• _GIVEN DATA_:
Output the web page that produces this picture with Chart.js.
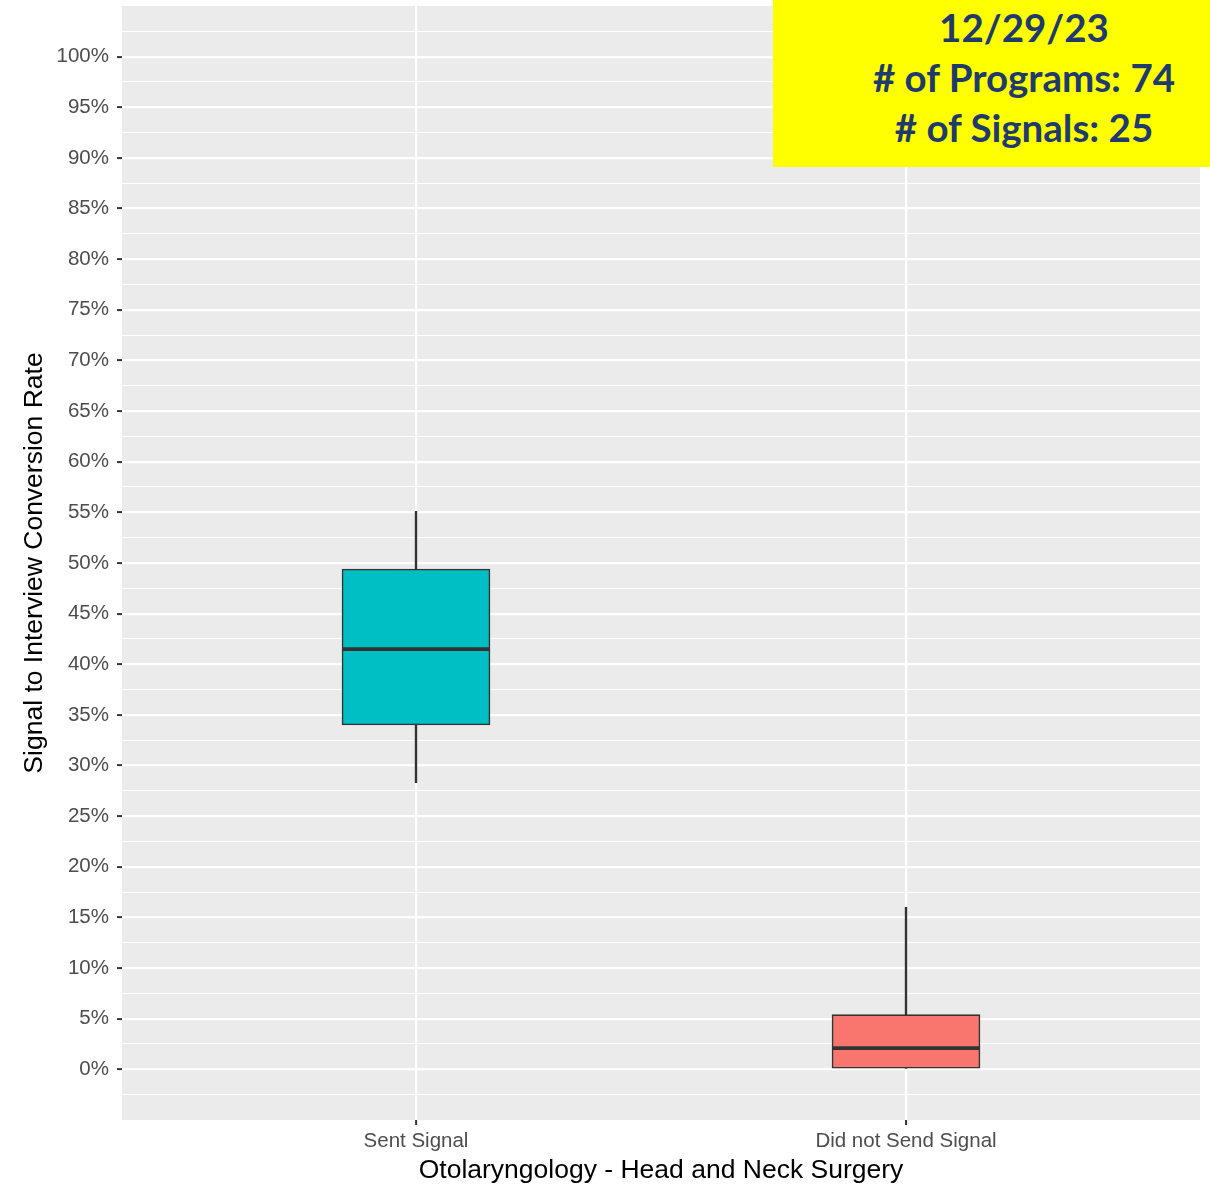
<!DOCTYPE html>
<html>
<head>
<meta charset="utf-8">
<script src="https://cdn.jsdelivr.net/npm/chart.js@4/dist/chart.umd.min.js"></script>
<style>
  body { margin: 0; background: #fff; }
  #wrap { position: relative; width: 1210px; height: 1184px; }
  #note {
    position: absolute; left: 773px; top: 0; width: 437px; height: 167px;
    box-sizing: border-box; padding: 2px 0 0 65px;
    background: #ffff00; color: #1f3b6e;
    font-family: Lato, "Open Sans", sans-serif; font-weight: 700;
    font-size: 38.5px; line-height: 50px; text-align: center;
  }
</style>
</head>
<body>
<div id="wrap">
  <canvas id="chart" width="1210" height="1184"></canvas>
  <div id="note">12/29/23<br># of Programs: 74<br># of Signals: 25</div>
</div>
<script>
// values (percent)
const categories = ["Sent Signal", "Did not Send Signal"];
const whiskerLow = [28.3, 0];
const q1 = [34.0, 0];
const median = [41.5, 2.1];
const q3 = [49.4, 5.4];
const whiskerHigh = [55.1, 16.0];
const boxColors = ["#00BFC4", "#F8766D"];

const panelBg = {
  id: "panelBg",
  beforeDraw(chart) {
    const { ctx, chartArea: a } = chart;
    ctx.save();
    ctx.fillStyle = "#EBEBEB";
    ctx.fillRect(a.left, a.top, a.right - a.left, a.bottom - a.top);
    ctx.restore();
  }
};

// median line across each box
const medians = {
  id: "medians",
  afterDatasetsDraw(chart) {
    const { ctx, scales: { x, y } } = chart;
    ctx.save();
    ctx.strokeStyle = "#333333";
    ctx.lineWidth = 3.8;
    median.forEach((m, i) => {
      const cx = x.getPixelForValue(i + 1);
      const py = y.getPixelForValue(m);
      ctx.beginPath();
      ctx.moveTo(cx - 73.5, py);
      ctx.lineTo(cx + 73.5, py);
      ctx.stroke();
    });
    ctx.restore();
  }
};

const isMajor = v => Math.abs(v % 5) < 1e-9 && v >= 0 && v <= 100;
const isEdge = v => v < -4.9 || v > 104.9;

new Chart(document.getElementById("chart"), {
  type: "bar",
  data: {
    datasets: [
      {
        label: "box",
        data: categories.map((c, i) => ({ x: i + 1, y: [q1[i], q3[i]] })),
        backgroundColor: boxColors,
        borderColor: "#333333",
        borderWidth: 1.6,
        borderSkipped: false,
        barThickness: 148,
        order: 0
      },
      {
        label: "whisker",
        data: categories.map((c, i) => ({ x: i + 1, y: [whiskerLow[i], whiskerHigh[i]] })),
        backgroundColor: "#333333",
        borderWidth: 0,
        barThickness: 1.7,
        order: 1
      }
    ]
  },
  options: {
    responsive: false,
    animation: false,
    grouped: false,
    layout: { padding: { top: 6, right: 10, bottom: 0, left: 0 } },
    plugins: { legend: { display: false }, tooltip: { enabled: false } },
    scales: {
      x: {
        type: "linear",
        min: 0.4,
        max: 2.6,
        offset: false,
        afterBuildTicks: s => { s.ticks = categories.map((c, i) => ({ value: i + 1 })); },
        afterFit: s => { s.height = 64; s.paddingLeft = 0; s.paddingRight = 0; },
        border: { display: false },
        grid: { offset: false, color: "#ffffff", lineWidth: 2.2, tickColor: "#333333", tickLength: 5, tickWidth: 2 },
        ticks: {
          autoSkip: false,
          maxRotation: 0,
          padding: 4,
          color: "#4D4D4D",
          font: { family: "'Liberation Sans', Arial, sans-serif", size: 20.5 },
          callback: v => categories[v - 1]
        },
        title: {
          display: true,
          text: "Otolaryngology - Head and Neck Surgery",
          color: "#000000",
          padding: { top: 0, bottom: 0 },
          font: { family: "'Liberation Sans', Arial, sans-serif", size: 26.5, lineHeight: 1.0 }
        }
      },
      y: {
        min: -5,
        max: 105,
        afterFit: s => { s.width = 122; s.paddingTop = 0; s.paddingBottom = 0; },
        border: { display: false },
        grid: {
          color: c => isEdge(c.tick.value) ? "rgba(0,0,0,0)" : "#ffffff",
          lineWidth: c => isMajor(c.tick.value) ? 2.2 : 1.1,
          tickColor: c => isMajor(c.tick.value) ? "#333333" : "rgba(0,0,0,0)",
          tickLength: 5,
          tickWidth: 2
        },
        ticks: {
          stepSize: 2.5,
          autoSkip: false,
          padding: 8,
          color: "#4D4D4D",
          font: { family: "'Liberation Sans', Arial, sans-serif", size: 20.5 },
          callback: v => isMajor(v) ? v + "%" : ""
        },
        title: {
          display: true,
          text: "Signal to Interview Conversion Rate",
          color: "#000000",
          padding: { top: 19, bottom: 0 },
          font: { family: "'Liberation Sans', Arial, sans-serif", size: 26.5 }
        }
      }
    }
  },
  plugins: [panelBg, medians]
});
</script>
</body>
</html>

• _WORK REQUIRED_: Go through the preceding material and copy each line that has the word "picture".

• _REPLY TO THE EXERCISE_:
Output the web page that produces this picture with Chart.js.

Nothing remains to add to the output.